Since many have forgotten or weren’t around for the Cheverra and FireAm we’ve broken down each of the stages that VSE sold for these cars. Each stage is a progression of the previous and many of the components from a lower stage carry over or are upgraded in the more aggressive packages. Ironically, if you look at these packages, they don’t differ much from what many tuners offer today in terms of handling packages. Adams was doing this forty years ago, well ahead of the majority of today’s late-model and modern tuners.
Stage 1 Street
VSE 1 5/16-inch front stabilizer bar with spherical rod-end equipped end links
VSE specific wheel alignment specs
VSE 1.00-inch rear stabilizer bar
VSE modified rear leaf spring hangers
VSE front structure kit
VSE frontend lowering kit
VSE battery relocation kit
VSE 8-inch wide wheels
VSE tire package
VSE advanced design oil pan and pickup
VSE large diameter bolt-in roll bar
Stage 2 Auto Cross
VSE brake cooling ducts and backing plates, cooling holes drilled in the rear drums
VSE metallic brake pads and shoes
VSE adjustable shocks (Early versions utilized Koni)

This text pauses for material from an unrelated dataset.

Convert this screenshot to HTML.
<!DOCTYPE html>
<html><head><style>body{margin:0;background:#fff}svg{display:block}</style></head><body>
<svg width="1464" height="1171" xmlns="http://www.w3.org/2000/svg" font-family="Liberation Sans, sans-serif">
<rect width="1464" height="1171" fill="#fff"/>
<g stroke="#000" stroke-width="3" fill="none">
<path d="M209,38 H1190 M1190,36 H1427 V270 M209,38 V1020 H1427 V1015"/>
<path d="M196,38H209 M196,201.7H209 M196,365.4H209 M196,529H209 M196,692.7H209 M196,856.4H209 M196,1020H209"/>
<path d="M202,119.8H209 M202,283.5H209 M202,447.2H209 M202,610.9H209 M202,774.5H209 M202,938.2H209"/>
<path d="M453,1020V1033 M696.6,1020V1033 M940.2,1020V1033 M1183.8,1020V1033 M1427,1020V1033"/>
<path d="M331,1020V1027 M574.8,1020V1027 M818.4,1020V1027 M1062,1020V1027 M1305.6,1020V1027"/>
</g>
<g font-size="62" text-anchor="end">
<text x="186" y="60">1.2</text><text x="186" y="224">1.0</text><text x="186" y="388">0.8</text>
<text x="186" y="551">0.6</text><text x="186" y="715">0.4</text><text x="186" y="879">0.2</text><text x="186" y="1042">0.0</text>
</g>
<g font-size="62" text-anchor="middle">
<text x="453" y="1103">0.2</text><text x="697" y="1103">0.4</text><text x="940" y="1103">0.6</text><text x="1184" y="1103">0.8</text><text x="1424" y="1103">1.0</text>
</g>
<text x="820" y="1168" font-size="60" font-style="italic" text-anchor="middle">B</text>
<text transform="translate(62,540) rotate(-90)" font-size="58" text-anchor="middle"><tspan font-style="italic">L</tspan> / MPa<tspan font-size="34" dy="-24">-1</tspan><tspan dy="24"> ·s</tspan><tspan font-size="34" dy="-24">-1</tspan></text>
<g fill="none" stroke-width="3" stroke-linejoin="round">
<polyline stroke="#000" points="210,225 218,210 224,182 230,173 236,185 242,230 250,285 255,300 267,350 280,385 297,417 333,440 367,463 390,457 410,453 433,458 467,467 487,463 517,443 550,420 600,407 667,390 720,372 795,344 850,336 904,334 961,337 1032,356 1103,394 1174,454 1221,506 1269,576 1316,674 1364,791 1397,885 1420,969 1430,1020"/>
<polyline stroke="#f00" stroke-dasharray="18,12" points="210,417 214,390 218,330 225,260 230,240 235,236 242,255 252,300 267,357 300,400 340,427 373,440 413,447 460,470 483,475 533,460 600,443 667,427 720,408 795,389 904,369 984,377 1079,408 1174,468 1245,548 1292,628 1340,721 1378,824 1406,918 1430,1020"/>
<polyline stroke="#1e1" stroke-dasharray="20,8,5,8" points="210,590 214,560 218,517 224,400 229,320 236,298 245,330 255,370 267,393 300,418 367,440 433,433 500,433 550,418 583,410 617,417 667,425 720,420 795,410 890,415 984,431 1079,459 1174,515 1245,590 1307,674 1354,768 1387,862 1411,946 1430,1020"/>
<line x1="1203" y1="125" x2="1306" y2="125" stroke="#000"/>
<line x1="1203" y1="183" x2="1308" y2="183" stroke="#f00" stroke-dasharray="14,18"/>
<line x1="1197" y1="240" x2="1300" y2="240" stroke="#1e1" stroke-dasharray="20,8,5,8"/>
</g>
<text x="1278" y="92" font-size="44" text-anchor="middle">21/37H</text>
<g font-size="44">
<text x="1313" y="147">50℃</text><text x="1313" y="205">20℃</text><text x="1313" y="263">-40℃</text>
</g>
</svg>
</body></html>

VSE Corbeau bucket seats, and racing harnesses
VSE oil cooler and remote-filter kit, for wet-sump engine oil system
Stage 3 Racing
VSE solid front-suspension bushings, heavy-duty front hubs and spindles
VSE heavy-duty Ford rear, solid rear-suspension bushings
VSE Hurst 12-inch disc brakes, front and rear
VSE Doug Nash five-speed transmission
VSE dry-sump engine lubrication system
Not A Museum Piece
With the changes to it now, and the gearing, it’ll probably do a little better than 180.
We asked Adams what he’s doing with the car these days as it was wearing numbers, stickers, and dirt that would indicate more than just being on display at Borla. From time to time he and Matt take it out to various autocross events. We suspect that Adams would love to get the car on a Super Speedway at least one more time. As he tells us, “With the changes to it now, and the gearing, it’ll probably do a little better than 180.”

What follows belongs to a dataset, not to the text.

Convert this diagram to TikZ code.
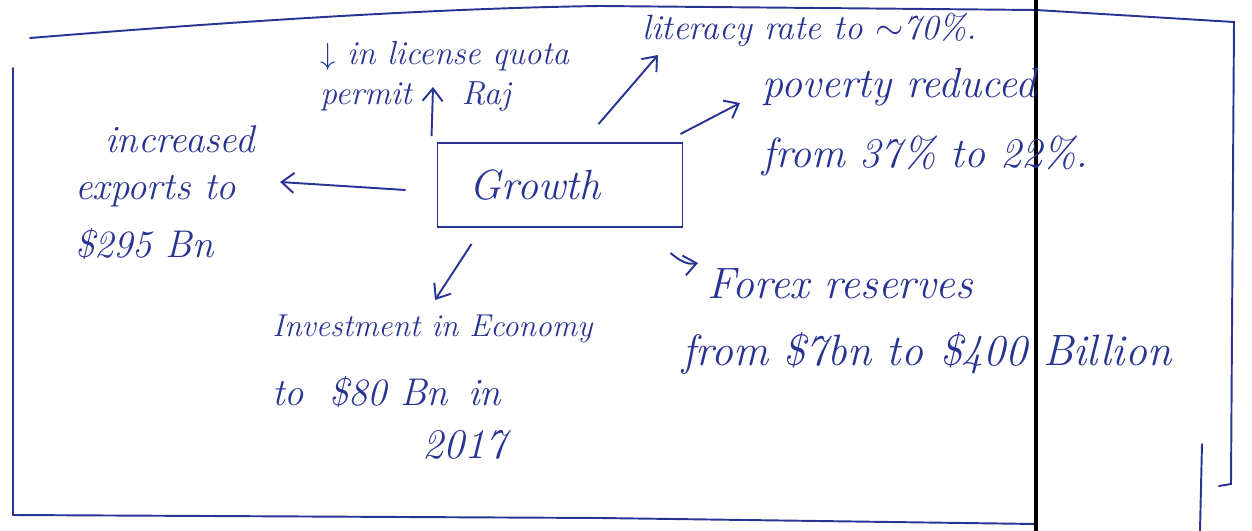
\documentclass[tikz,border=0pt]{standalone}
\usetikzlibrary{arrows.meta, positioning}
\definecolor{ink}{RGB}{40,52,148}
\tikzset{
        note/.style={text=ink, inner sep=0pt, align=left, anchor=north west},
        hub/.style={rectangle, draw=ink, line width=1.1pt, minimum width=4.9cm, minimum height=1.68cm, text=ink, font=\fontsize{24}{28}\selectfont\itshape},
        arrow/.style={-{Straight Barb[length=2.5mm,width=4mm]}, ink, line width=1.1pt},
        frame/.style={ink, line width=1.1pt, line cap=round},
    }
\begin{document}
\begin{tikzpicture}[x=0.02cm, y=-0.02cm]
        \useasboundingbox (0,0) rectangle (1252,531);
        % Page frame
        \draw[frame] (30,38) .. controls (250,20) and (450,8) .. (600,6) -- (1036,10) -- (1234,22) -- (1231,484) -- (1219,486);
        \draw[frame] (13,68) -- (13,515) -- (600,518) -- (1036,524);
        \draw[frame] (1202,444) -- (1200,531);
        \draw[black, line width=2.2pt] (1036,0) -- (1036,531);

        % Central box
        \node[hub] (growth) at (560,185) {Growth\hspace{1cm}\null};

        % Outcomes
        \node[note, font=\fontsize{19}{23}\selectfont\itshape] (licence) at (320,41) {$\downarrow$ in license quota\\permit\hspace{1.0cm}Raj};
        \node[note, font=\fontsize{20}{24}\selectfont\itshape] (literacy) at (642,13) {literacy rate to ${\sim}$70\%.};
        \node[note, font=\fontsize{24}{40}\selectfont\itshape] (poverty) at (762,68) {poverty reduced\\from 37\% to 22\%.};
        \node[note, font=\fontsize{22}{27}\selectfont\itshape] (exports) at (75,125) {\hspace{0.6cm}increased\\exports to\\[6pt]\$295 Bn};
        \node[note, font=\fontsize{18}{35}\selectfont\itshape] (invest) at (272,315) {Investment in Economy\\[4pt]{\fontsize{22}{35}\selectfont to\hspace{0.5cm}\$80 Bn\hspace{0.4cm}in}\\[-5pt]\hspace{3.0cm}{\fontsize{24}{35}\selectfont 2017}};
        \node[note, font=\fontsize{25}{38}\selectfont\itshape] (forex) at (682,268) {\hspace{0.5cm}Forex reserves\\from \$7bn to\hspace{0.35cm}\$400 Billion};

        \draw[arrow] ([shift={(-5,-6)}]growth.north west) -- ([shift={(113,46)}]licence.north west);
        \draw[arrow] ([shift={(162,-18)}]growth.north west) -- ([shift={(16,42)}]literacy.north west);
        \draw[arrow] ([shift={(-3,-8)}]growth.north east) -- ([shift={(-22,35)}]poverty.north west);
        \draw[arrow] ([shift={(-31,5)}]growth.west) -- ([shift={(205,57)}]exports.north west);
        \draw[arrow] ([shift={(35,16)}]growth.south west) -- ([shift={(163,-15)}]invest.north west);
        \draw[arrow] ([shift={(-13,25)}]growth.south east) to[out=-40, in=-170] ([shift={(16,-5)}]forex.north west);
    \end{tikzpicture}
\end{document}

This past summer Herb and Matt took the car to the Goodguys event in Columbus, OH with the intentions of participating on the autocross at the event. It would seem though, that this Cheverra was the subject of controversy yet again. After some wrangling though and the help of Kyle and Stacey Tucker at Detroit Speed, the car was allowed to get on the track. It ran consistently with the top performers of that day, showing just how far ahead of its time this car truly was.
Adams is presently building his own car and other projects at Passion Motorsports. One of these includes Contessa, a V8 powered sports car that is Adam’s own design from the ground up.
This car is his vision of what the Trans Am might have become had he stayed with that program and with GM.
He also can still build or come up with parts for anyone who has or wants to build a Cheverra. “I have the mold for the nose, that was how we restored this car,” he told us. Knowledge of the parts availability gets our mind stirring with bench builds of a new Cheverra build. Looks like we’ll be adding this to the bucket list of our bench builds dream garage.
It’s seldom we get to stumble upon such a unique and storied piece of automotive and racing history. We wonder how many Fire-Ams and Cheverras are actually still out there. We’ve seen a few here or there popping up at auction, but, these cars are very rare indeed. It’s even more rare that we meet a performance legend such as Adams, since so many of these great minds have already passed on. We look forward to visiting with Adams again during our next trip to Johnson City, to see what else he’s up to in his shop, and if any more relics from his storied past in the performance world have popped up.